------ Material to process ------
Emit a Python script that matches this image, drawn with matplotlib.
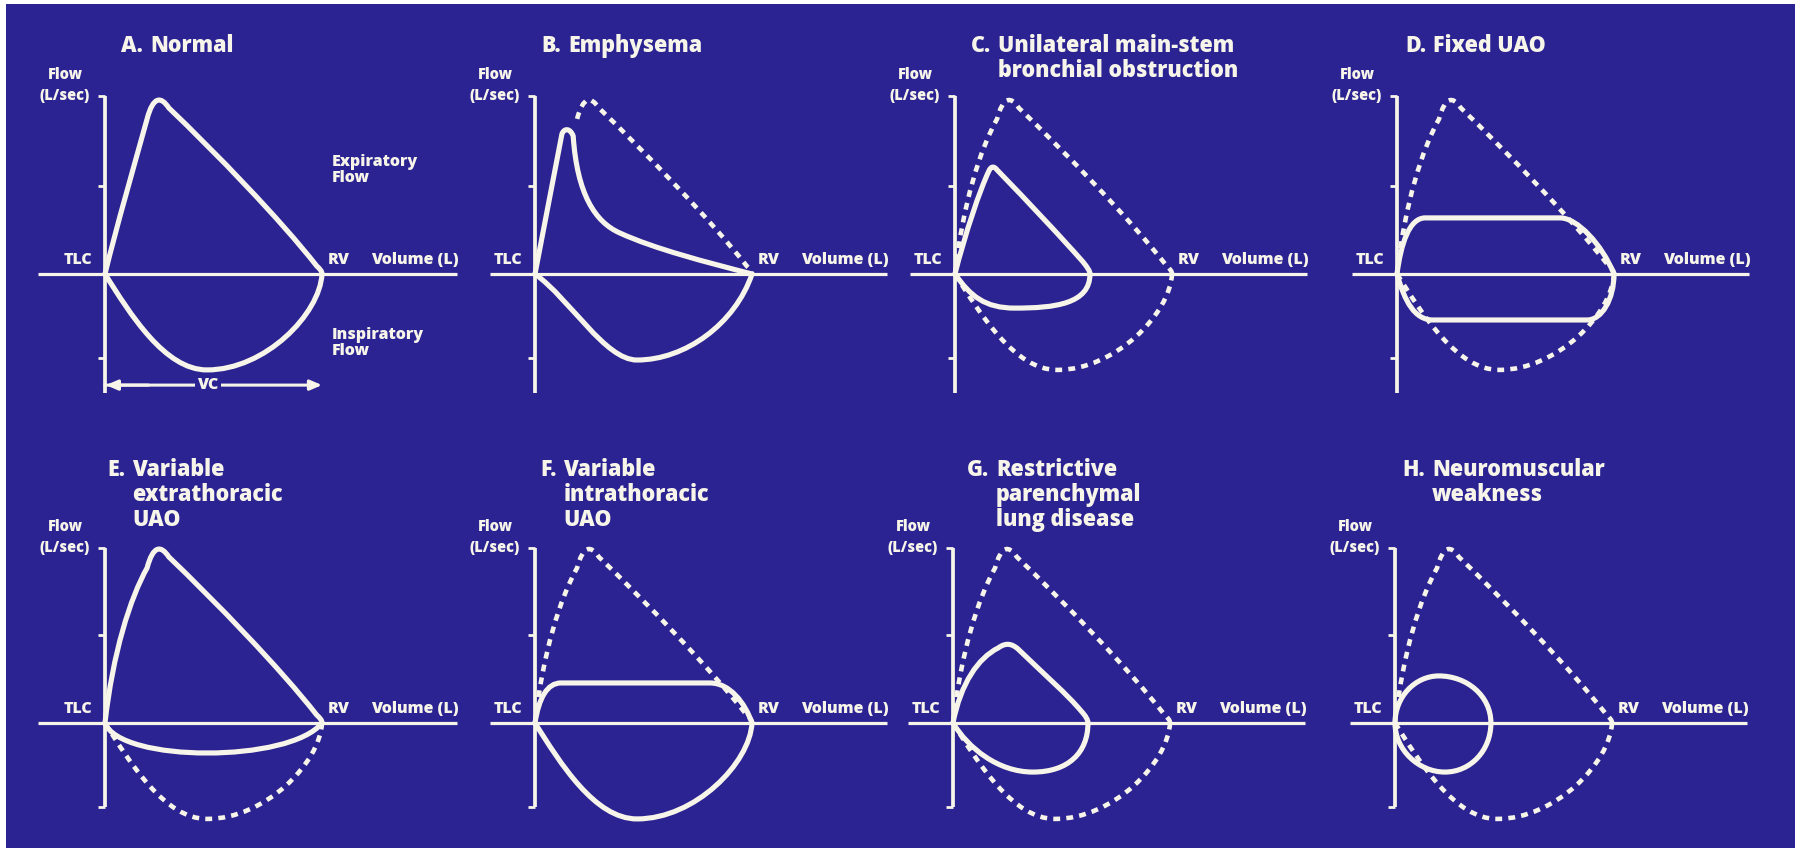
import matplotlib
matplotlib.use("Agg")
import matplotlib.pyplot as plt
from matplotlib.path import Path
from matplotlib.patches import PathPatch, Rectangle

W, H, DPI = 1797, 850, 100
BG = "#2b2391"
INK = "#f7f5ea"
FONT = ["Open Sans", "DejaVu Sans"]
WEIGHT = "heavy"

# drawing scale: pixels per litre (x) and per L/sec (y)
PX_PER_L = 43.4
PX_PER_LPS = 22.0

# ---- flow-volume loops, given as cubic Bezier vertices
#      (start point, then control, control, end for each segment)
# normal loop (reference outline in the other panels)
normal_exp_vol = [0.00, 0.18, 0.58, 0.97, 1.11, 1.29, 1.47, 2.53, 4.03, 4.88, 4.95, 5.00, 5.00]
normal_exp_flow = [0.00, 3.18, 5.68, 7.05, 8.09, 8.09, 7.55, 5.55, 2.50, 0.36, 0.23, 0.14, 0.00]
normal_insp_vol = [0.00, 0.58, 1.38, 2.35, 3.69, 4.95, 5.00]
normal_insp_flow = [0.00, -1.82, -4.36, -4.36, -4.36, -1.82, 0.00]

# A. normal expiratory limb (near-linear upstroke)
healthy_exp_vol = [0.00, 0.28, 0.65, 0.97, 1.11, 1.29, 1.47, 2.53, 4.03, 4.88, 4.95, 5.00, 5.00]
healthy_exp_flow = [0.00, 2.27, 4.77, 7.05, 8.09, 8.09, 7.55, 5.55, 2.50, 0.36, 0.23, 0.14, 0.00]

# B. emphysema
emph_exp_vol = [0.00, 0.21, 0.41, 0.62, 0.67, 0.81, 0.88, 0.97, 1.38, 1.96, 2.76, 3.92, 5.00]
emph_exp_flow = [0.00, 2.14, 4.23, 6.36, 6.64, 6.64, 6.27, 3.64, 2.36, 1.86, 1.14, 0.55, 0.00]
emph_insp_vol = [0.00, 0.81, 1.61, 2.35, 3.46, 4.61, 5.00]
emph_insp_flow = [0.00, -1.14, -3.91, -3.91, -3.91, -2.27, 0.00]

# C. unilateral main-stem bronchial obstruction
bronch_exp_vol = [0.00, 0.23, 0.58, 0.78, 0.83, 0.90, 0.97, 1.73, 2.42, 2.95, 3.06, 3.11, 3.11]
bronch_exp_flow = [0.00, 1.82, 3.86, 4.68, 4.91, 4.91, 4.73, 3.18, 1.73, 0.55, 0.27, 0.14, 0.00]
bronch_insp_vol = [0.00, 0.35, 0.69, 1.38, 2.30, 3.11, 3.11]
bronch_insp_flow = [0.00, -1.00, -1.55, -1.55, -1.55, -1.36, 0.00]

# D. fixed upper airway obstruction
fixed_exp_vol = [0.00, 0.09, 0.28, 0.65, 1.68, 2.72, 3.76, 4.15, 4.72, 5.00]
fixed_exp_flow = [0.00, 1.36, 2.55, 2.55, 2.55, 2.55, 2.55, 2.55, 1.36, 0.00]
fixed_insp_vol = [0.00, 0.18, 0.41, 0.83, 2.00, 3.20, 4.38, 4.72, 5.00, 5.00]
fixed_insp_flow = [0.00, -1.27, -2.09, -2.09, -2.09, -2.09, -2.09, -2.09, -1.14, 0.00]

# E. variable extrathoracic UAO (inspiratory limb)
extra_insp_vol = [0.00, 0.35, 4.26, 5.00]
extra_insp_flow = [0.00, -1.82, -1.82, 0.00]

# F. variable intrathoracic UAO (expiratory limb)
intra_exp_vol = [0.00, 0.09, 0.28, 0.60, 1.75, 2.90, 4.03, 4.49, 4.84, 5.00]
intra_exp_flow = [0.00, 1.14, 1.82, 1.82, 1.82, 1.82, 1.82, 1.82, 0.91, 0.00]

# G. restrictive parenchymal lung disease
restr_exp_vol = [0.00, 0.18, 0.58, 1.04, 1.20, 1.34, 1.50, 2.07, 2.65, 2.95, 3.06, 3.11, 3.11]
restr_exp_flow = [0.00, 1.82, 2.95, 3.41, 3.64, 3.64, 3.36, 2.27, 1.27, 0.55, 0.32, 0.14, 0.00]
restr_insp_vol = [0.00, 0.35, 1.04, 1.84, 2.65, 3.11, 3.11]
restr_insp_flow = [0.00, -1.14, -2.23, -2.23, -2.23, -1.36, 0.00]

# H. neuromuscular weakness
neuro_exp_vol = [0.00, 0.00, 0.46, 1.01, 1.66, 2.21, 2.21]
neuro_exp_flow = [0.00, 1.18, 2.14, 2.14, 2.14, 1.23, 0.00]
neuro_insp_vol = [0.00, 0.00, 0.55, 1.15, 1.75, 2.21, 2.21]
neuro_insp_flow = [0.00, -1.23, -2.23, -2.23, -2.23, -1.23, 0.00]

# ---- panel text
panel_letters = ["A.", "B.", "C.", "D.", "E.", "F.", "G.", "H."]
panel_titles = [
    ["Normal"],
    ["Emphysema"],
    ["Unilateral main-stem", "bronchial obstruction"],
    ["Fixed UAO"],
    ["Variable", "extrathoracic", "UAO"],
    ["Variable", "intrathoracic", "UAO"],
    ["Restrictive", "parenchymal", "lung disease"],
    ["Neuromuscular", "weakness"],
]
title_indent = [1.04, 0.76, 0.99, 0.83, 0.62, 0.65, 0.99, 0.85]   # litres from TLC

# ---- layout (pixel position of the TLC origin of each panel)
origin_x = [105, 535, 955, 1397, 105, 535, 953, 1395]
origin_y = [274, 274, 274, 274, 723, 723, 723, 723]
xaxis_left = [-1.54, -1.04, -1.04, -1.04, -1.54, -1.04, -1.04, -1.04]
XAXIS_RIGHT = 8.1
RV_VOLUME = 5.0
FLOW_TOP = [8.1, 8.1, 8.1, 8.1, 7.95, 7.95, 7.95, 7.95]
FLOW_BOTTOM = [-5.4, -5.4, -5.4, -5.4, -3.8, -3.8, -3.8, -3.8]
FLOW_TICKS = [4.0, -3.8]
TITLE_Y = [10.36] * 4 + [11.5] * 4
TITLE_STEP = 1.14

XLIM = (-2.2, 8.6)
YLIM = (-6.6, 12.6)

LW_SOLID = 3.7
LW_DOT = 3.3
LW_AXIS = 2.3
DOT_PATTERN = (0, (1.5, 1.35))


def bezier(vol, flow):
    verts = list(zip(vol, flow))
    codes = [Path.MOVETO] + [Path.CURVE4] * (len(verts) - 1)
    return Path(verts, codes)


def curve(ax, vol, flow, dotted=False):
    if dotted:
        p = PathPatch(bezier(vol, flow), fill=False, edgecolor=INK, lw=LW_DOT,
                      linestyle=DOT_PATTERN, capstyle="butt", zorder=3)
    else:
        p = PathPatch(bezier(vol, flow), fill=False, edgecolor=INK, lw=LW_SOLID,
                      capstyle="round", joinstyle="round", zorder=4)
    ax.add_patch(p)


def label(ax, x, y, s, size=11.5, **kw):
    ax.text(x, y, s, color=INK, fontsize=size, fontweight=WEIGHT, family=FONT,
            va="center", clip_on=False, **kw)


fig = plt.figure(figsize=(W / DPI, H / DPI), dpi=DPI, facecolor="white")
fig.patches.append(Rectangle((6 / W, 2 / H), (1795 - 6) / W, (846 - 2) / H,
                             transform=fig.transFigure, facecolor=BG,
                             edgecolor="none", zorder=-10))

axes = []
for i in range(8):
    left = (origin_x[i] + XLIM[0] * PX_PER_L) / W
    bottom = (H - origin_y[i] + YLIM[0] * PX_PER_LPS) / H
    width = (XLIM[1] - XLIM[0]) * PX_PER_L / W
    height = (YLIM[1] - YLIM[0]) * PX_PER_LPS / H
    ax = fig.add_axes([left, bottom, width, height])
    ax.set_zorder(1)
    ax.set_xlim(*XLIM)
    ax.set_ylim(*YLIM)
    ax.axis("off")
    ax.patch.set_alpha(0)
    axes.append(ax)

    # axes of the flow-volume plot
    tick = 7 / PX_PER_L
    ax.plot([xaxis_left[i], XAXIS_RIGHT], [0, 0], color=INK, lw=LW_AXIS,
            solid_capstyle="butt", zorder=2)
    ax.plot([0, 0], [FLOW_BOTTOM[i], FLOW_TOP[i]], color=INK, lw=LW_AXIS + 0.4,
            solid_capstyle="butt", zorder=2)
    ticks = [FLOW_TOP[i]] + FLOW_TICKS
    if i >= 4:
        ticks = [FLOW_TOP[i], FLOW_TICKS[0], FLOW_BOTTOM[i]]
    for t in ticks:
        ax.plot([-tick, 0], [t, t], color=INK, lw=LW_AXIS - 0.3,
                solid_capstyle="butt", zorder=2)

    # axis labels
    label(ax, -0.30, 0.64, "TLC", ha="right")
    label(ax, RV_VOLUME + 0.14, 0.64, "RV", ha="left")
    label(ax, 6.13, 0.64, "Volume (L)", ha="left")
    label(ax, -0.92, FLOW_TOP[i] + 0.95, "Flow", size=10.5, ha="center")
    label(ax, -0.92, FLOW_TOP[i], "(L/sec)", size=10.5, ha="center")

    # panel title: letter, then indented lines
    x_body = title_indent[i]
    label(ax, x_body - 0.16, TITLE_Y[i], panel_letters[i], size=15.5, ha="right")
    for k, line in enumerate(panel_titles[i]):
        label(ax, x_body, TITLE_Y[i] - k * TITLE_STEP, line, size=15.5, ha="left")

axA, axB, axC, axD, axE, axF, axG, axH = axes

# A. normal
curve(axA, healthy_exp_vol, healthy_exp_flow)
curve(axA, normal_insp_vol, normal_insp_flow)
label(axA, 5.23, 4.73, "Expiratory\nFlow", ha="left", linespacing=1.0)
label(axA, 5.23, -3.14, "Inspiratory\nFlow", ha="left", linespacing=1.0)
VC_FLOW = -5.05
axA.annotate("", xy=(RV_VOLUME, VC_FLOW), xytext=(0, VC_FLOW),
             arrowprops=dict(arrowstyle="-|>,head_length=0.7,head_width=0.3",
                             color=INK, lw=2.2, shrinkA=0, shrinkB=0), zorder=3)
axA.annotate("", xy=(0.02, VC_FLOW), xytext=(1.0, VC_FLOW),
             arrowprops=dict(arrowstyle="-|>,head_length=0.7,head_width=0.3",
                             color=INK, lw=2.2, shrinkA=0, shrinkB=0), zorder=3)
label(axA, 2.37, VC_FLOW, "VC", ha="center",
      bbox=dict(facecolor=BG, edgecolor="none", pad=1.5))

# B. emphysema
curve(axB, normal_exp_vol[3:], normal_exp_flow[3:], dotted=True)
curve(axB, emph_exp_vol, emph_exp_flow)
curve(axB, emph_insp_vol, emph_insp_flow)

# C. unilateral main-stem bronchial obstruction
curve(axC, normal_exp_vol, normal_exp_flow, dotted=True)
curve(axC, normal_insp_vol, normal_insp_flow, dotted=True)
curve(axC, bronch_exp_vol, bronch_exp_flow)
curve(axC, bronch_insp_vol, bronch_insp_flow)

# D. fixed UAO
curve(axD, normal_exp_vol, normal_exp_flow, dotted=True)
curve(axD, normal_insp_vol, normal_insp_flow, dotted=True)
curve(axD, fixed_exp_vol, fixed_exp_flow)
curve(axD, fixed_insp_vol, fixed_insp_flow)

# E. variable extrathoracic UAO
curve(axE, normal_insp_vol, normal_insp_flow, dotted=True)
curve(axE, normal_exp_vol, normal_exp_flow)
curve(axE, extra_insp_vol, extra_insp_flow)

# F. variable intrathoracic UAO
curve(axF, normal_exp_vol, normal_exp_flow, dotted=True)
curve(axF, intra_exp_vol, intra_exp_flow)
curve(axF, normal_insp_vol, normal_insp_flow)

# G. restrictive parenchymal lung disease
curve(axG, normal_exp_vol, normal_exp_flow, dotted=True)
curve(axG, normal_insp_vol, normal_insp_flow, dotted=True)
curve(axG, restr_exp_vol, restr_exp_flow)
curve(axG, restr_insp_vol, restr_insp_flow)

# H. neuromuscular weakness
curve(axH, normal_exp_vol, normal_exp_flow, dotted=True)
curve(axH, normal_insp_vol, normal_insp_flow, dotted=True)
curve(axH, neuro_exp_vol, neuro_exp_flow)
curve(axH, neuro_insp_vol, neuro_insp_flow)

fig.savefig("out.png", dpi=DPI, facecolor="white")
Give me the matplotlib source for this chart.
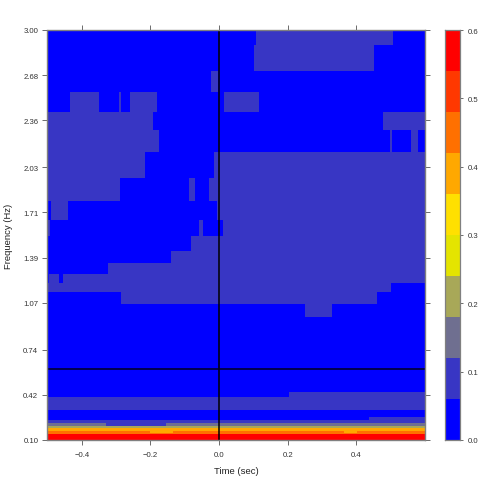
------
Aim of the task.
Copy every line above that includes the string "this".

Solution to the problem.
Emit a Python script that matches this image, drawn with matplotlib.
Give me the matplotlib source for this chart.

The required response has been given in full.